### TASK STATEMENT
Write out the data again exactly, skipping every picture.

### MATERIAL
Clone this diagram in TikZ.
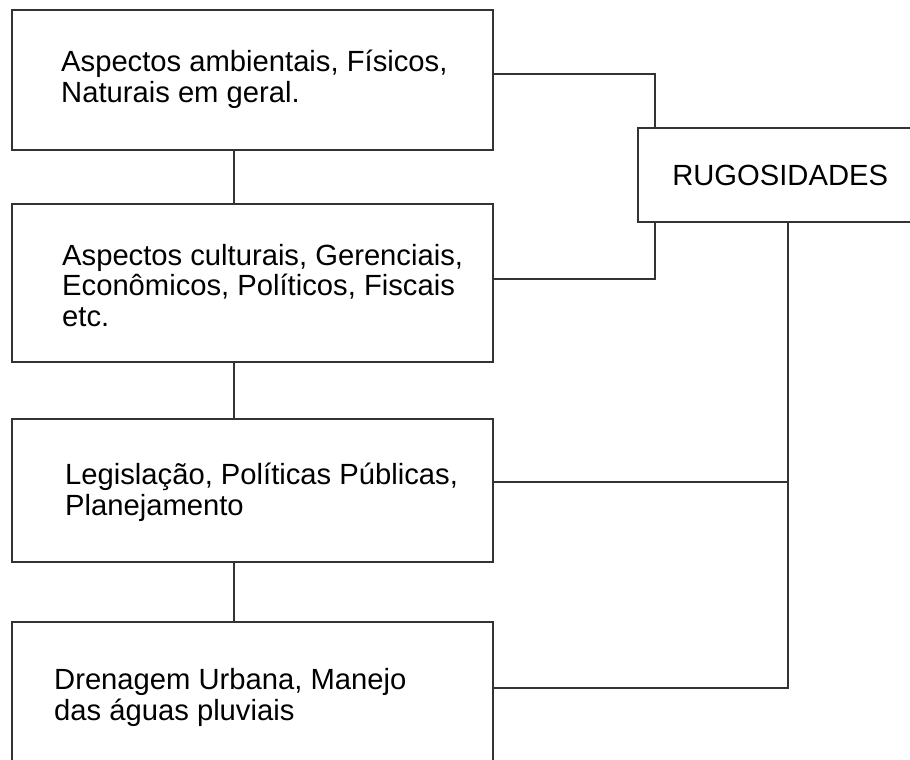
\documentclass[tikz,border=0pt]{standalone}
\usepackage{fontspec}
\setmainfont{Liberation Sans}
\tikzset{
  caixa/.style={draw=black!80, line width=2pt, minimum width=481pt, inner sep=0pt},
  texto/.style={inner sep=0pt, anchor=base west, align=left, font=\fontsize{29.2}{30.5}\selectfont},
  liga/.style={draw=black!80, line width=2pt}
}

\begin{document}
\begin{tikzpicture}[x=1pt,y=-1pt]
\path[use as bounding box] (0,0) rectangle (910,760);
\clip (0,0) rectangle (910,760);
% Caixas da coluna
\node[caixa, minimum height=140.3pt] (b1) at (252.1,80.15) {};
\node[caixa, minimum height=157.7pt] (b2) at (252.1,282.85) {};
\node[caixa, minimum height=142.4pt] (b3) at (252.1,490.5) {};
\node[caixa, minimum height=148.3pt] (b4) at (252.1,695.85) {};
% Textos (base = ultima linha)
\node[texto] (t1) at (61,102) {Aspectos ambientais, Físicos,\\Naturais em geral.};
\node[texto] (t2) at (62,326) {Aspectos culturais, Gerenciais,\\Econômicos, Políticos, Fiscais\\etc.};
\node[texto] (t3) at (65,515) {Legislação, Políticas Públicas,\\Planejamento};
\node[texto] (t4) at (54,720) {Drenagem Urbana, Manejo\\das águas pluviais};
% Rugosidades
\node[caixa, minimum width=283.7pt, minimum height=94pt, font=\fontsize{29.2}{30.5}\selectfont] (rug) at (780.15,175.3) {RUGOSIDADES};
% Ligacoes verticais
\foreach \a/\b in {b1/b2,b2/b3,b3/b4} {
  \draw[liga] ([xshift=-18.6pt]\a.south) -- ([xshift=-18.6pt]\b.north);
}
% Ligacoes com rugosidades
\draw[liga] ([yshift=5.85pt]b1.east) -| ([xshift=17.4pt]rug.north west);
\draw[liga] ([yshift=3.55pt]b2.east) -| ([xshift=17.4pt]rug.south west);
\coordinate (tronco) at ([xshift=8.15pt]rug.south);
\draw[liga] (tronco) |- ([yshift=7.55pt]b4.east);
\coordinate (ramo3) at ([yshift=8.8pt]b3.east);
\draw[liga] (ramo3) -- (ramo3 -| tronco);
\end{tikzpicture}
\end{document}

### RESULT OF THE EXERCISE
Clone this diagram in TikZ.
\documentclass[tikz,border=0pt]{standalone}
\usepackage{fontspec}
\setmainfont{Liberation Sans}
\tikzset{
  caixa/.style={draw=black!80, line width=2pt, minimum width=481pt, inner sep=0pt},
  texto/.style={inner sep=0pt, anchor=base west, align=left, font=\fontsize{29.2}{30.5}\selectfont},
  liga/.style={draw=black!80, line width=2pt}
}

\begin{document}
\begin{tikzpicture}[x=1pt,y=-1pt]
\path[use as bounding box] (0,0) rectangle (910,760);
\clip (0,0) rectangle (910,760);
% Caixas da coluna
\node[caixa, minimum height=140.3pt] (b1) at (252.1,80.15) {};
\node[caixa, minimum height=157.7pt] (b2) at (252.1,282.85) {};
\node[caixa, minimum height=142.4pt] (b3) at (252.1,490.5) {};
\node[caixa, minimum height=148.3pt] (b4) at (252.1,695.85) {};
% Textos (base = ultima linha)
\node[texto] (t1) at (61,102) {Aspectos ambientais, Físicos,\\Naturais em geral.};
\node[texto] (t2) at (62,326) {Aspectos culturais, Gerenciais,\\Econômicos, Políticos, Fiscais\\etc.};
\node[texto] (t3) at (65,515) {Legislação, Políticas Públicas,\\Planejamento};
\node[texto] (t4) at (54,720) {Drenagem Urbana, Manejo\\das águas pluviais};
% Rugosidades
\node[caixa, minimum width=283.7pt, minimum height=94pt, font=\fontsize{29.2}{30.5}\selectfont] (rug) at (780.15,175.3) {RUGOSIDADES};
% Ligacoes verticais
\foreach \a/\b in {b1/b2,b2/b3,b3/b4} {
  \draw[liga] ([xshift=-18.6pt]\a.south) -- ([xshift=-18.6pt]\b.north);
}
% Ligacoes com rugosidades
\draw[liga] ([yshift=5.85pt]b1.east) -| ([xshift=17.4pt]rug.north west);
\draw[liga] ([yshift=3.55pt]b2.east) -| ([xshift=17.4pt]rug.south west);
\coordinate (tronco) at ([xshift=8.15pt]rug.south);
\draw[liga] (tronco) |- ([yshift=7.55pt]b4.east);
\coordinate (ramo3) at ([yshift=8.8pt]b3.east);
\draw[liga] (ramo3) -- (ramo3 -| tronco);
\end{tikzpicture}
\end{document}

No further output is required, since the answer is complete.